Trump confronts tricky politics of natural disasters

Julie Pace
Associated Press

Washington — George W. Bush never recovered from his flyover of Hurricane Katrina’s devastation. Barack Obama got a bipartisan boost late in his re-election campaign for his handling of Superstorm Sandy.

Now, President Donald Trump confronts the political risks and potential gains that come with leading the federal government’s response to a deadly and destructive natural disaster. Hurricane Harvey, the massive storm that has dumped torrents of rain across Texas — flooding Houston and other cities — is the first major natural disaster of Trump’s presidency, and the yet-to-be-determined scope of the damage appears likely to require a years-long federal response.

Trump advisers are well-aware that the hurricane poses a significant test for the White House, which has largely been mired in crises of its own making during Trump’s first seven months in office.
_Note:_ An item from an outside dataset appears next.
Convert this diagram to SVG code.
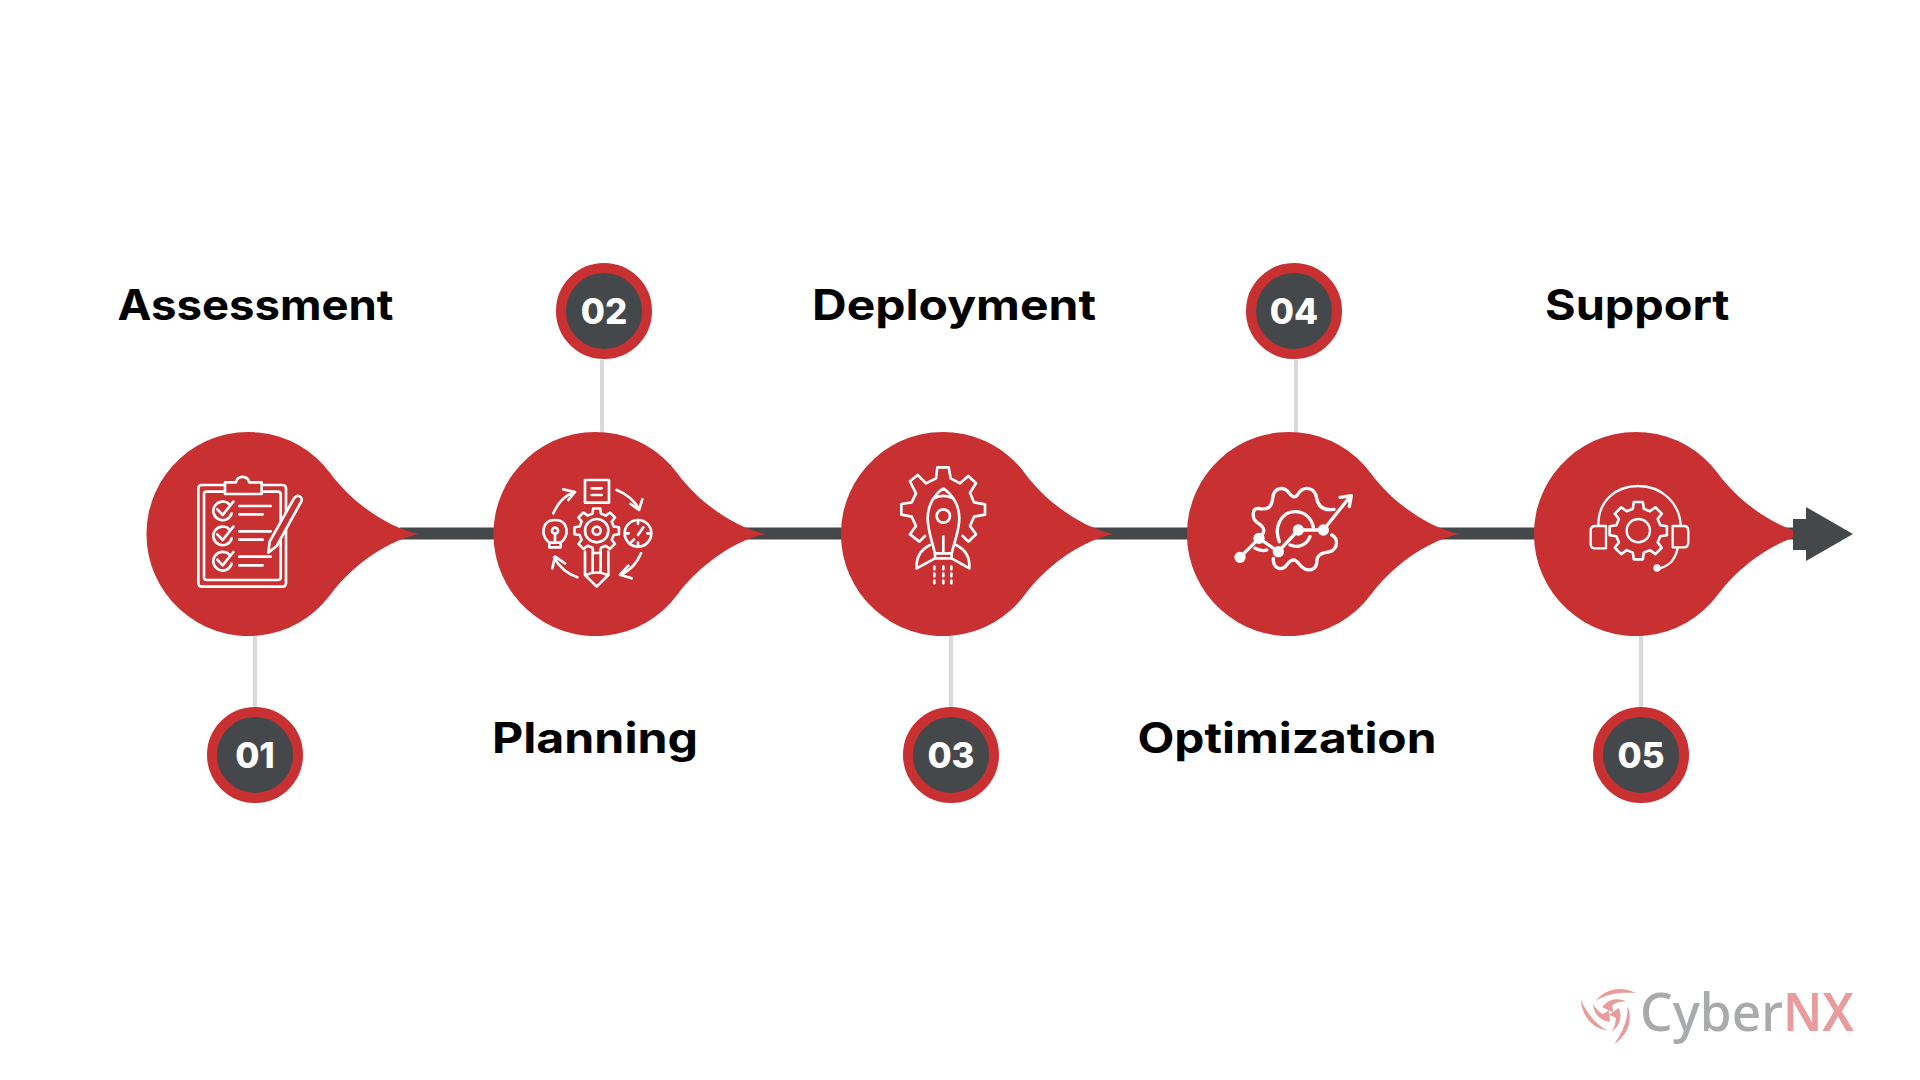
<svg xmlns="http://www.w3.org/2000/svg" xmlns:xlink="http://www.w3.org/1999/xlink" width="1920" height="1080" viewBox="0 0 1920 1080">
<style>
.drop{fill:#c83032}
.stem{stroke:#d9d9d9;stroke-width:4;fill:none}
.ring{fill:#44484b;stroke:#c83032;stroke-width:10}
.num{font-family:Inter,"Liberation Sans",sans-serif;font-weight:800;font-size:35px;fill:#fff;text-anchor:middle}
.title{font-family:Inter,"Liberation Sans",sans-serif;font-weight:700;font-size:42px;fill:#000}
.ic{fill:none;stroke:#fff;stroke-width:8;stroke-linecap:round;stroke-linejoin:round}
.gear{fill:none;stroke:#fff;stroke-width:2.6;stroke-linejoin:round;vector-effect:non-scaling-stroke}
.dot{fill:#fff;stroke:none}
.logo{font-family:"Noto Sans","Open Sans",sans-serif;font-size:53px}
</style>
<defs>
<path id="drop" d="M170,0C134,-8 100,-36 82,-60.6A102,102 0 1 0 82,60.6C100,36 134,8 170,0Z"/>
<path id="gear8" class="gear" d="M75.7,-18.9L98.8,-15.6L98.8,15.6L75.7,18.9L66.9,40.2L80.9,58.8L58.8,80.9L40.2,66.9L18.9,75.7L15.6,98.8L-15.6,98.8L-18.9,75.7L-40.2,66.9L-58.8,80.9L-80.9,58.8L-66.9,40.2L-75.7,18.9L-98.8,15.6L-98.8,-15.6L-75.7,-18.9L-66.9,-40.2L-80.9,-58.8L-58.8,-80.9L-40.2,-66.9L-18.9,-75.7L-15.6,-98.8L15.6,-98.8L18.9,-75.7L40.2,-66.9L58.8,-80.9L80.9,-58.8L66.9,-40.2Z"/>
<g id="blade">
<path d="M218,72C175,50 125,60 100,95C130,75 170,68 218,72Z"/>
<path d="M190,98C165,85 135,90 118,115L150,130L148,108C160,100 175,97 190,98Z"/>
</g>
</defs>
<rect width="1920" height="1080" fill="#fff"/>
<g id="connectors">
<rect x="400" y="527.5" width="1400" height="12" fill="#44484b"/>
<path class="stem" d="M255,630V712M602,360V436M951,630V712M1296,360V436M1641,630V712"/>
</g>
<g id="node-1">
<use href="#drop" class="drop" x="248.5" y="534"/>
<g transform="translate(130,420) scale(.33333)" class="ic">
<rect x="205" y="195" width="263" height="305" rx="10"/>
<rect x="222" y="215" width="230" height="265" rx="8"/>
<path d="M285,222V187H318C322,165 352,165 358,187H395V222Z" fill="#c83032"/>
<path d="M298,253A28,28 0 1 0 305,280M262,268L278,285L310,245M298,328A28,28 0 1 0 305,355M262,343L278,360L310,320M298,404A28,28 0 1 0 305,431M262,419L278,436L310,396"/>
<path d="M328,258H422M328,283H398M328,334H422M328,359H398M328,410H422M328,436H398"/>
<path d="M415,398L419,365L492,235Q503,222 513,232Q518,240 512,248L440,378Z" fill="#c83032"/>
</g>
<circle class="ring" cx="255" cy="755" r="43"/>
<text class="num" x="255" y="768">01</text>
<text class="title" x="117.5" y="320" textLength="276" lengthAdjust="spacingAndGlyphs">Assessment</text>
</g>
<g id="node-2">
<use href="#drop" class="drop" x="595.5" y="534"/>
<g transform="translate(480,420) scale(.33333)" class="ic">
<rect x="315" y="180" width="72" height="68"/>
<path d="M335,205H365M335,225H365"/>
<path d="M220,280Q240,232 283,216M250,208L285,216L265,240M410,210Q455,228 478,268M487,238L477,270L452,252M483,400Q465,445 422,465M455,475L420,464L445,437M292,472Q245,455 222,412M217,445L225,410L255,430"/>
<path d="M208,368C180,345 185,300 225,300C265,300 270,345 242,368V382H208ZM225,342V368M208,368H242"/>
<circle cx="225" cy="332" r="9"/>
<circle cx="350" cy="332" r="35"/><circle cx="350" cy="332" r="12"/>
<path d="M315,395V465L350,500L385,465V395M338,395V455M362,395V455M318,465Q350,450 383,465"/>
<circle cx="474" cy="340" r="40"/>
<path d="M474,345L490,322M474,302V312M474,368V378M436,340H446M502,340H512M452,368L462,358"/>
</g>
<use href="#gear8" transform="translate(596.7,530.7) scale(.225)"/>
<circle class="ring" cx="604" cy="311" r="43"/>
<text class="num" x="604" y="324">02</text>
<text class="title" x="492" y="752.5" textLength="206" lengthAdjust="spacingAndGlyphs">Planning</text>
</g>
<g id="node-3">
<use href="#drop" class="drop" x="943" y="534"/>
<g transform="translate(830,440) scale(.33333)" class="ic">
<path d="M285,288L268,305L240,283L258,258L245,230L214,224L214,192L245,187L258,160L240,124L263,105L288,130L318,115L322,82H356L362,115L390,130L415,108L438,130L420,158L432,187L465,193V224L432,230L420,258L438,283L415,305L398,288"/>
<path d="M340,145C310,165 293,200 293,235C293,270 305,300 315,340H365C375,300 388,270 388,235C388,200 370,165 340,145ZM312,175Q340,160 368,175M340,290V335"/>
<circle cx="340" cy="228" r="20"/>
<path d="M315,340V355H365V340M300,315C270,330 258,355 260,385L315,355M378,315C410,330 420,355 418,385L365,355"/>
<path d="M313,380V440M340,380V440M364,380V440" stroke-dasharray="8 13"/>
</g>
<circle class="ring" cx="951" cy="755" r="43"/>
<text class="num" x="951" y="768">03</text>
<text class="title" x="812" y="320" textLength="284" lengthAdjust="spacingAndGlyphs">Deployment</text>
</g>
<g id="node-4">
<use href="#drop" class="drop" x="1289" y="534"/>
<g transform="translate(1180,440) scale(.33333)" class="ic" style="stroke-width:10">
<path d="M462,208C435,212 415,205 410,175C405,140 370,135 352,165C345,175 335,170 328,160C310,135 280,145 278,175C275,205 260,210 235,205C215,205 215,235 232,248C255,262 255,275 245,285"/>
<path d="M455,285C475,295 475,325 450,335C420,340 410,345 410,370C405,395 375,395 360,375C345,355 335,355 320,375C305,395 278,385 280,355"/>
<path d="M298,305C280,260 305,215 345,215C375,215 395,235 400,262M330,315C355,325 380,315 390,290M225,325Q245,335 260,330"/>
<path d="M180,352L237,295L295,335L355,270H430L510,170M480,172L514,167L508,200"/>
<circle class="dot" cx="180" cy="352" r="17"/><circle class="dot" cx="237" cy="295" r="17"/><circle class="dot" cx="295" cy="335" r="17"/><circle class="dot" cx="355" cy="270" r="17"/><circle class="dot" cx="430" cy="270" r="17"/>
</g>
<circle class="ring" cx="1294" cy="311" r="43"/>
<text class="num" x="1294" y="324">04</text>
<text class="title" x="1137.5" y="752.5" textLength="299" lengthAdjust="spacingAndGlyphs">Optimization</text>
</g>
<g id="node-5">
<use href="#drop" class="drop" x="1636" y="534"/>
<g transform="translate(1530,440) scale(.33333)" class="ic" style="stroke-width:7">
<path d="M205,255C205,180 260,138 325,138C395,138 450,190 452,258"/>
<path d="M228,258H195Q182,258 182,272V312Q182,325 195,325H228ZM428,258H462Q475,258 475,272V305Q475,322 462,322H428ZM443,325C435,360 420,375 390,385"/>
<circle cx="325" cy="272" r="35"/>
<circle class="dot" cx="381" cy="384" r="11"/>
</g>
<use href="#gear8" transform="translate(1638.3,530.7) scale(.29)"/>
<circle class="ring" cx="1641" cy="755" r="43"/>
<text class="num" x="1641" y="768">05</text>
<text class="title" x="1545" y="320" textLength="184.5" lengthAdjust="spacingAndGlyphs">Support</text>
</g>
<path id="arrow" fill="#44484b" d="M1793,519H1806V507L1853,534L1806,561V550H1793Z"/>
<g id="logo">
<g transform="translate(1563,969) scale(.33333)" fill="#e89c9c">
<use href="#blade"/>
<use href="#blade" transform="rotate(120 142 130)"/>
<use href="#blade" transform="rotate(240 142 130)"/>
</g>
<text class="logo" x="1640" y="1031" fill="#a8aaac" font-weight="500" textLength="143" lengthAdjust="spacingAndGlyphs">Cyber</text>
<text class="logo" x="1783" y="1031" fill="#e89c9c" font-weight="600" textLength="71" lengthAdjust="spacingAndGlyphs">NX</text>
</g>
</svg>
In a surprising move, the White House announced Trump would visit Texas before it became clear where the storm would hit or how bad the impact would be. Administrations often tread carefully in planning such trips, given that presidential visits are an enormous logistical undertaking and can pull local law enforcement resources away from the recovery efforts.

Trump said he would travel on Tuesday and may also return to the area on Saturday. The exact location of his stops is unknown, though he’s all but certain to avoid Houston, where flooding has wreaked havoc.